Data for this exercise start

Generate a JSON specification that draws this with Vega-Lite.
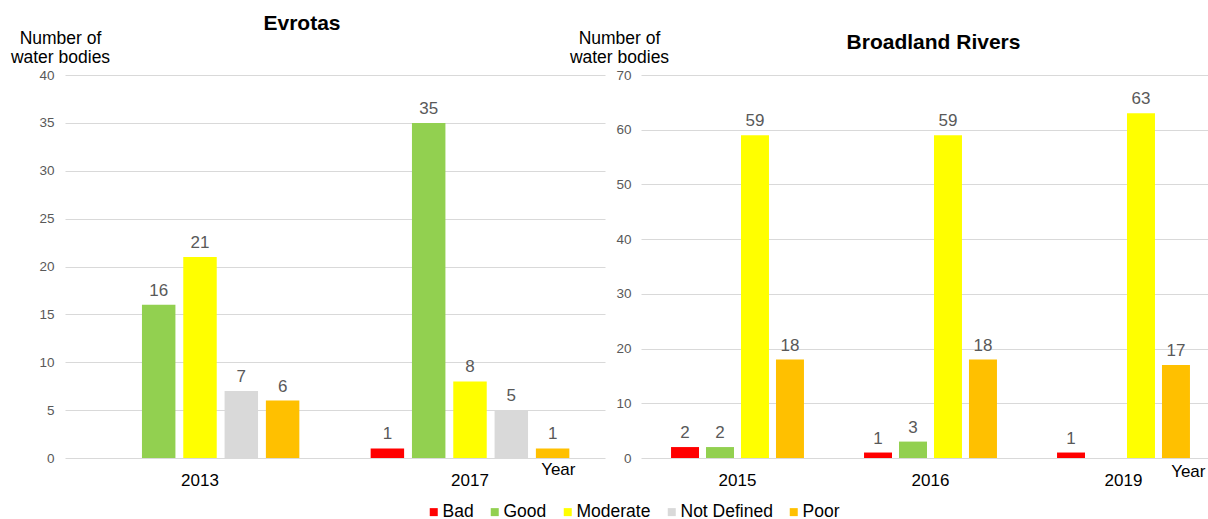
{
  "$schema": "https://vega.github.io/schema/vega-lite/v6.json",
  "autosize": {"type": "pad"},
  "padding": {"left": 10, "top": 13, "right": 0, "bottom": 0},
  "background": "white",
  "bounds": "flush",
  "spacing": 36,
  "resolve": {"scale": {"xOffset": "independent", "x": "independent", "y": "independent", "color": "shared"}},
  "config": {
    "font": "Liberation Sans",
    "view": {"stroke": null},
    "axisY": {"domain": false, "ticks": false, "grid": true, "gridColor": "#d9d9d9", "gridWidth": 1, "labelFontSize": 13.5, "labelColor": "#595959", "labelPadding": 10, "titleAngle": 0, "titleAlign": "center", "titleBaseline": "alphabetic", "titleFontSize": 17.5, "titleFontWeight": "normal", "titleColor": "#000000", "titleLineHeight": 19, "titleY": -32},
    "axisX": {"domain": false, "ticks": false, "grid": false, "labelAngle": 0, "labelFontSize": 17, "labelColor": "#000000", "labelPadding": 14, "titleFontSize": 17, "titleFontWeight": "normal", "titleColor": "#000000", "titleAlign": "right", "titleBaseline": "alphabetic", "titleY": 16},
    "title": {"fontSize": 21, "fontWeight": "bold", "color": "#000000", "anchor": "middle", "frame": "group", "baseline": "alphabetic"},
    "legend": {"orient": "none", "direction": "horizontal", "columns": 5, "symbolType": "square", "symbolSize": 64, "symbolStrokeWidth": 0, "labelFontSize": 17.5, "labelColor": "#000000", "labelOffset": 0, "columnPadding": 12, "padding": 0, "titleFontSize": 0}
  },
  "datasets": {
    "evrotas": [
      {"year": "2013", "status": "Good", "value": 16},
      {"year": "2013", "status": "Moderate", "value": 21},
      {"year": "2013", "status": "Not Defined", "value": 7},
      {"year": "2013", "status": "Poor", "value": 6},
      {"year": "2017", "status": "Bad", "value": 1},
      {"year": "2017", "status": "Good", "value": 35},
      {"year": "2017", "status": "Moderate", "value": 8},
      {"year": "2017", "status": "Not Defined", "value": 5},
      {"year": "2017", "status": "Poor", "value": 1}
    ],
    "broadland": [
      {"year": "2015", "status": "Bad", "value": 2},
      {"year": "2015", "status": "Good", "value": 2},
      {"year": "2015", "status": "Moderate", "value": 59},
      {"year": "2015", "status": "Poor", "value": 18},
      {"year": "2016", "status": "Bad", "value": 1},
      {"year": "2016", "status": "Good", "value": 3},
      {"year": "2016", "status": "Moderate", "value": 59},
      {"year": "2016", "status": "Poor", "value": 18},
      {"year": "2019", "status": "Bad", "value": 1},
      {"year": "2019", "status": "Moderate", "value": 63},
      {"year": "2019", "status": "Poor", "value": 17}
    ]
  },
  "hconcat": [
    {
      "width": 540,
      "height": 383,
      "data": {"name": "evrotas"},
      "title": {"text": "Evrotas", "dx": -33, "offset": -5},
      "encoding": {
        "x": {"field": "year", "type": "nominal", "scale": {"paddingInner": 0.235, "paddingOuter": 0.1175}, "axis": {"title": "Year", "titleX": 510}},
        "xOffset": {"field": "status", "type": "nominal", "scale": {"domain": ["Bad", "Good", "Moderate", "Not Defined", "Poor"], "paddingInner": 0.19, "paddingOuter": 0.095}},
        "y": {"field": "value", "type": "quantitative", "scale": {"domain": [0, 40]}, "axis": {"values": [0, 5, 10, 15, 20, 25, 30, 35, 40], "title": ["Number of", "water bodies"], "titleX": -5, "labelPadding": 11}}
      },
      "layer": [
        {
          "mark": {"type": "bar"},
          "encoding": {
            "color": {"field": "status", "type": "nominal", "scale": {"domain": ["Bad", "Good", "Moderate", "Not Defined", "Poor"], "range": ["#ff0000", "#92d050", "#ffff00", "#d9d9d9", "#ffc000"]}, "legend": {"title": null, "legendX": 360, "legendY": 428}}
          }
        },
        {
          "mark": {"type": "text", "dy": -9, "baseline": "alphabetic", "fontSize": 17, "color": "#595959"},
          "encoding": {"text": {"field": "value", "type": "quantitative"}}
        }
      ]
    },
    {
      "width": 569,
      "height": 383,
      "data": {"name": "broadland"},
      "title": {"text": "Broadland Rivers", "dx": 8, "offset": -24},
      "encoding": {
        "x": {"field": "year", "type": "nominal", "scale": {"paddingInner": 0.275, "paddingOuter": 0.1116, "align": 0.616}, "axis": {"title": "Year", "titleX": 564, "titleY": 18}},
        "xOffset": {"field": "status", "type": "nominal", "scale": {"domain": ["Bad", "Good", "Moderate", "Poor"], "paddingInner": 0.2, "paddingOuter": 0.1}},
        "y": {"field": "value", "type": "quantitative", "scale": {"domain": [0, 70]}, "axis": {"values": [0, 10, 20, 30, 40, 50, 60, 70], "title": ["Number of", "water bodies"], "titleX": -22, "labelPadding": 10}}
      },
      "layer": [
        {
          "mark": {"type": "bar"},
          "encoding": {
            "color": {"field": "status", "type": "nominal", "scale": {"domain": ["Bad", "Good", "Moderate", "Not Defined", "Poor"], "range": ["#ff0000", "#92d050", "#ffff00", "#d9d9d9", "#ffc000"]}}
          }
        },
        {
          "mark": {"type": "text", "dy": -9, "baseline": "alphabetic", "fontSize": 17, "color": "#595959"},
          "encoding": {"text": {"field": "value", "type": "quantitative"}}
        }
      ]
    }
  ]
}
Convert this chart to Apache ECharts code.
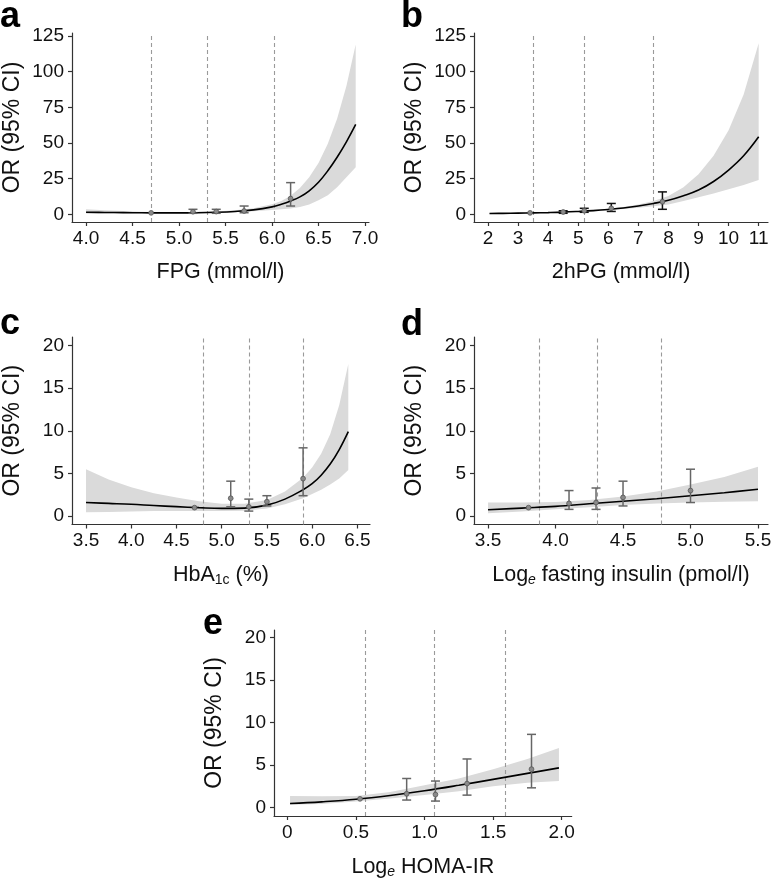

Data for this exercise end

* To be done *
Extract all the entries word for word; omit any pictures.

* Result *
Generate a JSON specification that draws this with Vega-Lite.
{
  "$schema": "https://vega.github.io/schema/vega-lite/v6.json",
  "autosize": {"type": "pad"},
  "padding": {"left": 10, "top": 13, "right": 0, "bottom": 0},
  "background": "white",
  "bounds": "flush",
  "spacing": 36,
  "resolve": {"scale": {"xOffset": "independent", "x": "independent", "y": "independent", "color": "shared"}},
  "config": {
    "font": "Liberation Sans",
    "view": {"stroke": null},
    "axisY": {"domain": false, "ticks": false, "grid": true, "gridColor": "#d9d9d9", "gridWidth": 1, "labelFontSize": 13.5, "labelColor": "#595959", "labelPadding": 10, "titleAngle": 0, "titleAlign": "center", "titleBaseline": "alphabetic", "titleFontSize": 17.5, "titleFontWeight": "normal", "titleColor": "#000000", "titleLineHeight": 19, "titleY": -32},
    "axisX": {"domain": false, "ticks": false, "grid": false, "labelAngle": 0, "labelFontSize": 17, "labelColor": "#000000", "labelPadding": 14, "titleFontSize": 17, "titleFontWeight": "normal", "titleColor": "#000000", "titleAlign": "right", "titleBaseline": "alphabetic", "titleY": 16},
    "title": {"fontSize": 21, "fontWeight": "bold", "color": "#000000", "anchor": "middle", "frame": "group", "baseline": "alphabetic"},
    "legend": {"orient": "none", "direction": "horizontal", "columns": 5, "symbolType": "square", "symbolSize": 64, "symbolStrokeWidth": 0, "labelFontSize": 17.5, "labelColor": "#000000", "labelOffset": 0, "columnPadding": 12, "padding": 0, "titleFontSize": 0}
  },
  "datasets": {
    "evrotas": [
      {"year": "2013", "status": "Good", "value": 16},
      {"year": "2013", "status": "Moderate", "value": 21},
      {"year": "2013", "status": "Not Defined", "value": 7},
      {"year": "2013", "status": "Poor", "value": 6},
      {"year": "2017", "status": "Bad", "value": 1},
      {"year": "2017", "status": "Good", "value": 35},
      {"year": "2017", "status": "Moderate", "value": 8},
      {"year": "2017", "status": "Not Defined", "value": 5},
      {"year": "2017", "status": "Poor", "value": 1}
    ],
    "broadland": [
      {"year": "2015", "status": "Bad", "value": 2},
      {"year": "2015", "status": "Good", "value": 2},
      {"year": "2015", "status": "Moderate", "value": 59},
      {"year": "2015", "status": "Poor", "value": 18},
      {"year": "2016", "status": "Bad", "value": 1},
      {"year": "2016", "status": "Good", "value": 3},
      {"year": "2016", "status": "Moderate", "value": 59},
      {"year": "2016", "status": "Poor", "value": 18},
      {"year": "2019", "status": "Bad", "value": 1},
      {"year": "2019", "status": "Moderate", "value": 63},
      {"year": "2019", "status": "Poor", "value": 17}
    ]
  },
  "hconcat": [
    {
      "width": 540,
      "height": 383,
      "data": {"name": "evrotas"},
      "title": {"text": "Evrotas", "dx": -33, "offset": -5},
      "encoding": {
        "x": {"field": "year", "type": "nominal", "scale": {"paddingInner": 0.235, "paddingOuter": 0.1175}, "axis": {"title": "Year", "titleX": 510}},
        "xOffset": {"field": "status", "type": "nominal", "scale": {"domain": ["Bad", "Good", "Moderate", "Not Defined", "Poor"], "paddingInner": 0.19, "paddingOuter": 0.095}},
        "y": {"field": "value", "type": "quantitative", "scale": {"domain": [0, 40]}, "axis": {"values": [0, 5, 10, 15, 20, 25, 30, 35, 40], "title": ["Number of", "water bodies"], "titleX": -5, "labelPadding": 11}}
      },
      "layer": [
        {
          "mark": {"type": "bar"},
          "encoding": {
            "color": {"field": "status", "type": "nominal", "scale": {"domain": ["Bad", "Good", "Moderate", "Not Defined", "Poor"], "range": ["#ff0000", "#92d050", "#ffff00", "#d9d9d9", "#ffc000"]}, "legend": {"title": null, "legendX": 360, "legendY": 428}}
          }
        },
        {
          "mark": {"type": "text", "dy": -9, "baseline": "alphabetic", "fontSize": 17, "color": "#595959"},
          "encoding": {"text": {"field": "value", "type": "quantitative"}}
        }
      ]
    },
    {
      "width": 569,
      "height": 383,
      "data": {"name": "broadland"},
      "title": {"text": "Broadland Rivers", "dx": 8, "offset": -24},
      "encoding": {
        "x": {"field": "year", "type": "nominal", "scale": {"paddingInner": 0.275, "paddingOuter": 0.1116, "align": 0.616}, "axis": {"title": "Year", "titleX": 564, "titleY": 18}},
        "xOffset": {"field": "status", "type": "nominal", "scale": {"domain": ["Bad", "Good", "Moderate", "Poor"], "paddingInner": 0.2, "paddingOuter": 0.1}},
        "y": {"field": "value", "type": "quantitative", "scale": {"domain": [0, 70]}, "axis": {"values": [0, 10, 20, 30, 40, 50, 60, 70], "title": ["Number of", "water bodies"], "titleX": -22, "labelPadding": 10}}
      },
      "layer": [
        {
          "mark": {"type": "bar"},
          "encoding": {
            "color": {"field": "status", "type": "nominal", "scale": {"domain": ["Bad", "Good", "Moderate", "Not Defined", "Poor"], "range": ["#ff0000", "#92d050", "#ffff00", "#d9d9d9", "#ffc000"]}}
          }
        },
        {
          "mark": {"type": "text", "dy": -9, "baseline": "alphabetic", "fontSize": 17, "color": "#595959"},
          "encoding": {"text": {"field": "value", "type": "quantitative"}}
        }
      ]
    }
  ]
}
Convert this chart to Apache ECharts code.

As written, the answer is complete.